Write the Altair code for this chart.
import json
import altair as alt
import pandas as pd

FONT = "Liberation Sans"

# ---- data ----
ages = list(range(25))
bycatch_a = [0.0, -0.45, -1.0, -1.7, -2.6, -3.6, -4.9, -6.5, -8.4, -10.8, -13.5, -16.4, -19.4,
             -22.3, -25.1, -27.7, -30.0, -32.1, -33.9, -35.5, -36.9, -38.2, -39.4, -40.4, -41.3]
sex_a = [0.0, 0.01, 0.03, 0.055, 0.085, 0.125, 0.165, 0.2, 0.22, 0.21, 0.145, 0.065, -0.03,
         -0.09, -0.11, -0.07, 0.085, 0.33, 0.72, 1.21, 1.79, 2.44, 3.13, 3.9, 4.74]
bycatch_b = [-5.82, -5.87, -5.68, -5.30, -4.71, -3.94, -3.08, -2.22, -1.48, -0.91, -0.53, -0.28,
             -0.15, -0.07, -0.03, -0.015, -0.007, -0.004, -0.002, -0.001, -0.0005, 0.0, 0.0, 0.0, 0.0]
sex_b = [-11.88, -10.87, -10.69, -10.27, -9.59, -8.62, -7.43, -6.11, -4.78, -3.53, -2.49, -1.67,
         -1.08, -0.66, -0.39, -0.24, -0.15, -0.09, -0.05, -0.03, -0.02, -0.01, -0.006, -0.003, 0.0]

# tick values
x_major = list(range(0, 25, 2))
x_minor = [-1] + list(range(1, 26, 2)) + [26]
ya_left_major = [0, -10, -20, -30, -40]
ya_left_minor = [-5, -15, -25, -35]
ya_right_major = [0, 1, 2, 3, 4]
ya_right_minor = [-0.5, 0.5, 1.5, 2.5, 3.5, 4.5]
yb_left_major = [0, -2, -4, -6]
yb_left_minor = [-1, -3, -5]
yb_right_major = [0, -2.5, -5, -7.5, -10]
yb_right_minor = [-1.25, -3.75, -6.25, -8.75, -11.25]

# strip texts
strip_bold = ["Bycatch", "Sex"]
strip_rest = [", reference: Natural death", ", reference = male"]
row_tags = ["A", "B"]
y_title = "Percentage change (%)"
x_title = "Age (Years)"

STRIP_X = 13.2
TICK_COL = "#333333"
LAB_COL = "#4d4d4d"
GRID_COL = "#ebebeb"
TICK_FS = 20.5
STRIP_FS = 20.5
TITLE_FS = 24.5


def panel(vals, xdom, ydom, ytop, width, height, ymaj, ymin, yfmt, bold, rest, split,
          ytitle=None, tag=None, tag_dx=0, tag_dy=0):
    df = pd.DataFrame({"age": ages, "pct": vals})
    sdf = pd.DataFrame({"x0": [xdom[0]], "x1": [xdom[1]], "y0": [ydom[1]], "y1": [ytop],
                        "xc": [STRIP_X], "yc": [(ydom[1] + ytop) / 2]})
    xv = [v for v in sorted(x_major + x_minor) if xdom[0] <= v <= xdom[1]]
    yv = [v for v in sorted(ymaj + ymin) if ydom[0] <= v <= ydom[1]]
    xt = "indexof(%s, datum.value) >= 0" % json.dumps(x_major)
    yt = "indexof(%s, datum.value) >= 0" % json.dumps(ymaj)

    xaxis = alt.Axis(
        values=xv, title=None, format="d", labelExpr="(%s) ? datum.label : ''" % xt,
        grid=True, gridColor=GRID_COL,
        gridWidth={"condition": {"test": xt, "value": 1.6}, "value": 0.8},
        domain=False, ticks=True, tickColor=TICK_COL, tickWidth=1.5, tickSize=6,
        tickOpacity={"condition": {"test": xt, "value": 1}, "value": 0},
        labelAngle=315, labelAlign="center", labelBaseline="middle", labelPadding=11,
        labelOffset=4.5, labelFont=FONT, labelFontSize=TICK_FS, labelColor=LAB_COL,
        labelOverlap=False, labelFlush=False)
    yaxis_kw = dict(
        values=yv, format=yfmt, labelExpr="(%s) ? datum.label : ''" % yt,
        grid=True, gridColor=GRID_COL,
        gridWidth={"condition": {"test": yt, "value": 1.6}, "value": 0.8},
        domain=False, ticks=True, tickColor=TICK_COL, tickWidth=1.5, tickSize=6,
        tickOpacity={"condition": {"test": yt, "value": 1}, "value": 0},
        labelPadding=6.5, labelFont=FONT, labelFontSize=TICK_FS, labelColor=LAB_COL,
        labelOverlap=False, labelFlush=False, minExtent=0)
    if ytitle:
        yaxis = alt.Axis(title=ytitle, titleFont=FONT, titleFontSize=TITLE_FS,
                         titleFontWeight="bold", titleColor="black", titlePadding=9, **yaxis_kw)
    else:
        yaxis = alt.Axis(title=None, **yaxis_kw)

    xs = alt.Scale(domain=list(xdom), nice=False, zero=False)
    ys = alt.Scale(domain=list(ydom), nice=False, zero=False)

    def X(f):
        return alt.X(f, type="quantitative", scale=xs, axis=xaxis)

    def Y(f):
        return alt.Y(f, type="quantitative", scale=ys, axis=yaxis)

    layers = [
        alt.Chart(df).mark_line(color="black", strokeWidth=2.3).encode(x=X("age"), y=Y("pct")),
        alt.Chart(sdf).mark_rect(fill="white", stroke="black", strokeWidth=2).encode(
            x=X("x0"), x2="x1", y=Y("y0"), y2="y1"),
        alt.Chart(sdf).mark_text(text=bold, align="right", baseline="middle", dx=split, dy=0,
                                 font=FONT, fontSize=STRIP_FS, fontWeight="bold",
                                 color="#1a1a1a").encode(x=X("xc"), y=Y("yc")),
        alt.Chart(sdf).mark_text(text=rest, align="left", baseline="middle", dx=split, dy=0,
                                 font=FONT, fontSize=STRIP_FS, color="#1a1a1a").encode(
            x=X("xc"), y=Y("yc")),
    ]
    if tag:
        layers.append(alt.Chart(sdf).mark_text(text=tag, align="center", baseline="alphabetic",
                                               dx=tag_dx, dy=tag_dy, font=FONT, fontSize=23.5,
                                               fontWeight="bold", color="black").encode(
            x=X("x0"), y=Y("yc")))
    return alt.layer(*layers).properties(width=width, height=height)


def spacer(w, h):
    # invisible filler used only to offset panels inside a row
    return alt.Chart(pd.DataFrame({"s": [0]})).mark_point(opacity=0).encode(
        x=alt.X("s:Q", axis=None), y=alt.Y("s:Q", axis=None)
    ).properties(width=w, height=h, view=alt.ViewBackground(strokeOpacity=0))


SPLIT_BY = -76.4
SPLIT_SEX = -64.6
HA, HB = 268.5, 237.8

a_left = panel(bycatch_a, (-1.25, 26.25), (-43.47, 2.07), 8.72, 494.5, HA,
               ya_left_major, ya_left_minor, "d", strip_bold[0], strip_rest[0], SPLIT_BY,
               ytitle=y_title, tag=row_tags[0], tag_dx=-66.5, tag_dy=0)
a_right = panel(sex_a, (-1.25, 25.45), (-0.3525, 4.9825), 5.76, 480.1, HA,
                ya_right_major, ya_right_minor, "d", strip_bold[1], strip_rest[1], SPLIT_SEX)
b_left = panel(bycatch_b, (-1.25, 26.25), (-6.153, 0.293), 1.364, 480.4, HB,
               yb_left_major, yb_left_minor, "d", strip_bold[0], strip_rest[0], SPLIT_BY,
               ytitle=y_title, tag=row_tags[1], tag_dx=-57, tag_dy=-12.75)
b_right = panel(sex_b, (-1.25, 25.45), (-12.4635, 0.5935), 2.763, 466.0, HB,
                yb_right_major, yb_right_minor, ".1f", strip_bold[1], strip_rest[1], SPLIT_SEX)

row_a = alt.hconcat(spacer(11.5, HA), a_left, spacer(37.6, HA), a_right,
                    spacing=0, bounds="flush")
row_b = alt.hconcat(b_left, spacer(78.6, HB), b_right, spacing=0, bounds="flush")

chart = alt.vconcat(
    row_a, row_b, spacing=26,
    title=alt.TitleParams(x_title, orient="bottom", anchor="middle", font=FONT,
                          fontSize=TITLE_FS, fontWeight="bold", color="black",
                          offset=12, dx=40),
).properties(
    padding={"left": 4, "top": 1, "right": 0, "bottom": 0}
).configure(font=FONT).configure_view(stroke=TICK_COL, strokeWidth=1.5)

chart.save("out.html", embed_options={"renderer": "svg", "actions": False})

* SHORT PROBLEM: Only the lines from the beginning of the material above through the line with "TITLE_FS = 24.5" are wanted; extract them exactly.

* OUTPUT FOR THIS TASK:
Write the Altair code for this chart.
import json
import altair as alt
import pandas as pd

FONT = "Liberation Sans"

# ---- data ----
ages = list(range(25))
bycatch_a = [0.0, -0.45, -1.0, -1.7, -2.6, -3.6, -4.9, -6.5, -8.4, -10.8, -13.5, -16.4, -19.4,
             -22.3, -25.1, -27.7, -30.0, -32.1, -33.9, -35.5, -36.9, -38.2, -39.4, -40.4, -41.3]
sex_a = [0.0, 0.01, 0.03, 0.055, 0.085, 0.125, 0.165, 0.2, 0.22, 0.21, 0.145, 0.065, -0.03,
         -0.09, -0.11, -0.07, 0.085, 0.33, 0.72, 1.21, 1.79, 2.44, 3.13, 3.9, 4.74]
bycatch_b = [-5.82, -5.87, -5.68, -5.30, -4.71, -3.94, -3.08, -2.22, -1.48, -0.91, -0.53, -0.28,
             -0.15, -0.07, -0.03, -0.015, -0.007, -0.004, -0.002, -0.001, -0.0005, 0.0, 0.0, 0.0, 0.0]
sex_b = [-11.88, -10.87, -10.69, -10.27, -9.59, -8.62, -7.43, -6.11, -4.78, -3.53, -2.49, -1.67,
         -1.08, -0.66, -0.39, -0.24, -0.15, -0.09, -0.05, -0.03, -0.02, -0.01, -0.006, -0.003, 0.0]

# tick values
x_major = list(range(0, 25, 2))
x_minor = [-1] + list(range(1, 26, 2)) + [26]
ya_left_major = [0, -10, -20, -30, -40]
ya_left_minor = [-5, -15, -25, -35]
ya_right_major = [0, 1, 2, 3, 4]
ya_right_minor = [-0.5, 0.5, 1.5, 2.5, 3.5, 4.5]
yb_left_major = [0, -2, -4, -6]
yb_left_minor = [-1, -3, -5]
yb_right_major = [0, -2.5, -5, -7.5, -10]
yb_right_minor = [-1.25, -3.75, -6.25, -8.75, -11.25]

# strip texts
strip_bold = ["Bycatch", "Sex"]
strip_rest = [", reference: Natural death", ", reference = male"]
row_tags = ["A", "B"]
y_title = "Percentage change (%)"
x_title = "Age (Years)"

STRIP_X = 13.2
TICK_COL = "#333333"
LAB_COL = "#4d4d4d"
GRID_COL = "#ebebeb"
TICK_FS = 20.5
STRIP_FS = 20.5
TITLE_FS = 24.5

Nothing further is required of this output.